» **DATA LINES**
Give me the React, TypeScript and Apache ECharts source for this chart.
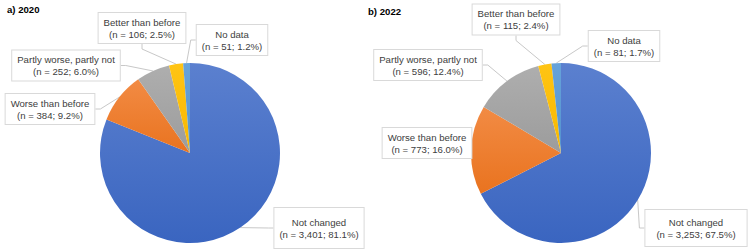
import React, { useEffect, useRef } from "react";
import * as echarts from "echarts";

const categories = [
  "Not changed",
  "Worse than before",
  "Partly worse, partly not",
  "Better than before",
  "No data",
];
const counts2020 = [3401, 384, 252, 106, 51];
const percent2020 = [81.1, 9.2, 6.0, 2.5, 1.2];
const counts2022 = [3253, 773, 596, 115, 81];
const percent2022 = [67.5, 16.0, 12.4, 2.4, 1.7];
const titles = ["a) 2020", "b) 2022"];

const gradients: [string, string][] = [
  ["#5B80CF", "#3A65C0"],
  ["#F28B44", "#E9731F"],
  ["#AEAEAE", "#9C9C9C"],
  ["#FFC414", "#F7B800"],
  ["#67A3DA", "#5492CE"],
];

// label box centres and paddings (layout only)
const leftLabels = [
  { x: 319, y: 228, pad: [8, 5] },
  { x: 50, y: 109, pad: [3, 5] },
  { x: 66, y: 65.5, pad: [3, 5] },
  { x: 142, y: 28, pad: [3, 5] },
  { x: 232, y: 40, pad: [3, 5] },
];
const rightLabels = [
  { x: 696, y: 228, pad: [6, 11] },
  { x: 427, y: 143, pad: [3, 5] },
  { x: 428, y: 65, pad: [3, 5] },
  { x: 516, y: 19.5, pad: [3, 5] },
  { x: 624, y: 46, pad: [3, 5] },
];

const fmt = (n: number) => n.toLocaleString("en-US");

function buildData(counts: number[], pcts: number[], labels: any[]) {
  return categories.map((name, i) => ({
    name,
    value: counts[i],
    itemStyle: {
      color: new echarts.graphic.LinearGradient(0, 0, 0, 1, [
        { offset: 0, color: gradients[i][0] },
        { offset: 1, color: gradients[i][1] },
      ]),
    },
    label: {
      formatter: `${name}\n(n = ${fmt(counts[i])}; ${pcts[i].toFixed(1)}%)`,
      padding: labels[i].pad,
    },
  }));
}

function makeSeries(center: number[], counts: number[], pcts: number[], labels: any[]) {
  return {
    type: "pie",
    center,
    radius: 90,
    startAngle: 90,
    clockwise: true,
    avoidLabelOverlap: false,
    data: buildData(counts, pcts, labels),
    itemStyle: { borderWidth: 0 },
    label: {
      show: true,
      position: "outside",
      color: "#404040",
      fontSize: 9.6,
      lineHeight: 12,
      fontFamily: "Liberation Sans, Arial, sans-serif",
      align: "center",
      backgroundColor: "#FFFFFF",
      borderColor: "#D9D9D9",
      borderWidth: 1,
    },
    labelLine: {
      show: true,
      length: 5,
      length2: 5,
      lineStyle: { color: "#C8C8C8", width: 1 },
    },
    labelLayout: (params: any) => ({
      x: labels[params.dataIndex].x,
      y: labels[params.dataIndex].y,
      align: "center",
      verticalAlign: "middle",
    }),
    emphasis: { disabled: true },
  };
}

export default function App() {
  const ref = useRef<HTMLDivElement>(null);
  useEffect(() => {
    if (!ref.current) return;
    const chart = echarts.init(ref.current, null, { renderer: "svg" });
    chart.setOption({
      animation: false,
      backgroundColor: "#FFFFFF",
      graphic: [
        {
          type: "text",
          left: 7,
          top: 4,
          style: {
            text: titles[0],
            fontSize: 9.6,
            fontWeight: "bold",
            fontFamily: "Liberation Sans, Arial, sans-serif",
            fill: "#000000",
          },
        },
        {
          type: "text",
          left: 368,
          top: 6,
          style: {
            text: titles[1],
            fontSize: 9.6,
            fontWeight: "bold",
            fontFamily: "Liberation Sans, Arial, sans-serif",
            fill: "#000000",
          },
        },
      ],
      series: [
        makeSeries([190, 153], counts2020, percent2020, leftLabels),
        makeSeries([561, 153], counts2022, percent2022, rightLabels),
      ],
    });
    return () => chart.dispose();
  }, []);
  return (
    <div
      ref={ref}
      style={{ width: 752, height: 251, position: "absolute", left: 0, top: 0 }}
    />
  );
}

» **PROBLEM STATEMENT**
Reproduce the material in its entirety and word for word, without the pictures.

» **ANSWER TO THIS TASK**
Give me the React, TypeScript and Apache ECharts source for this chart.
import React, { useEffect, useRef } from "react";
import * as echarts from "echarts";

const categories = [
  "Not changed",
  "Worse than before",
  "Partly worse, partly not",
  "Better than before",
  "No data",
];
const counts2020 = [3401, 384, 252, 106, 51];
const percent2020 = [81.1, 9.2, 6.0, 2.5, 1.2];
const counts2022 = [3253, 773, 596, 115, 81];
const percent2022 = [67.5, 16.0, 12.4, 2.4, 1.7];
const titles = ["a) 2020", "b) 2022"];

const gradients: [string, string][] = [
  ["#5B80CF", "#3A65C0"],
  ["#F28B44", "#E9731F"],
  ["#AEAEAE", "#9C9C9C"],
  ["#FFC414", "#F7B800"],
  ["#67A3DA", "#5492CE"],
];

// label box centres and paddings (layout only)
const leftLabels = [
  { x: 319, y: 228, pad: [8, 5] },
  { x: 50, y: 109, pad: [3, 5] },
  { x: 66, y: 65.5, pad: [3, 5] },
  { x: 142, y: 28, pad: [3, 5] },
  { x: 232, y: 40, pad: [3, 5] },
];
const rightLabels = [
  { x: 696, y: 228, pad: [6, 11] },
  { x: 427, y: 143, pad: [3, 5] },
  { x: 428, y: 65, pad: [3, 5] },
  { x: 516, y: 19.5, pad: [3, 5] },
  { x: 624, y: 46, pad: [3, 5] },
];

const fmt = (n: number) => n.toLocaleString("en-US");

function buildData(counts: number[], pcts: number[], labels: any[]) {
  return categories.map((name, i) => ({
    name,
    value: counts[i],
    itemStyle: {
      color: new echarts.graphic.LinearGradient(0, 0, 0, 1, [
        { offset: 0, color: gradients[i][0] },
        { offset: 1, color: gradients[i][1] },
      ]),
    },
    label: {
      formatter: `${name}\n(n = ${fmt(counts[i])}; ${pcts[i].toFixed(1)}%)`,
      padding: labels[i].pad,
    },
  }));
}

function makeSeries(center: number[], counts: number[], pcts: number[], labels: any[]) {
  return {
    type: "pie",
    center,
    radius: 90,
    startAngle: 90,
    clockwise: true,
    avoidLabelOverlap: false,
    data: buildData(counts, pcts, labels),
    itemStyle: { borderWidth: 0 },
    label: {
      show: true,
      position: "outside",
      color: "#404040",
      fontSize: 9.6,
      lineHeight: 12,
      fontFamily: "Liberation Sans, Arial, sans-serif",
      align: "center",
      backgroundColor: "#FFFFFF",
      borderColor: "#D9D9D9",
      borderWidth: 1,
    },
    labelLine: {
      show: true,
      length: 5,
      length2: 5,
      lineStyle: { color: "#C8C8C8", width: 1 },
    },
    labelLayout: (params: any) => ({
      x: labels[params.dataIndex].x,
      y: labels[params.dataIndex].y,
      align: "center",
      verticalAlign: "middle",
    }),
    emphasis: { disabled: true },
  };
}

export default function App() {
  const ref = useRef<HTMLDivElement>(null);
  useEffect(() => {
    if (!ref.current) return;
    const chart = echarts.init(ref.current, null, { renderer: "svg" });
    chart.setOption({
      animation: false,
      backgroundColor: "#FFFFFF",
      graphic: [
        {
          type: "text",
          left: 7,
          top: 4,
          style: {
            text: titles[0],
            fontSize: 9.6,
            fontWeight: "bold",
            fontFamily: "Liberation Sans, Arial, sans-serif",
            fill: "#000000",
          },
        },
        {
          type: "text",
          left: 368,
          top: 6,
          style: {
            text: titles[1],
            fontSize: 9.6,
            fontWeight: "bold",
            fontFamily: "Liberation Sans, Arial, sans-serif",
            fill: "#000000",
          },
        },
      ],
      series: [
        makeSeries([190, 153], counts2020, percent2020, leftLabels),
        makeSeries([561, 153], counts2022, percent2022, rightLabels),
      ],
    });
    return () => chart.dispose();
  }, []);
  return (
    <div
      ref={ref}
      style={{ width: 752, height: 251, position: "absolute", left: 0, top: 0 }}
    />
  );
}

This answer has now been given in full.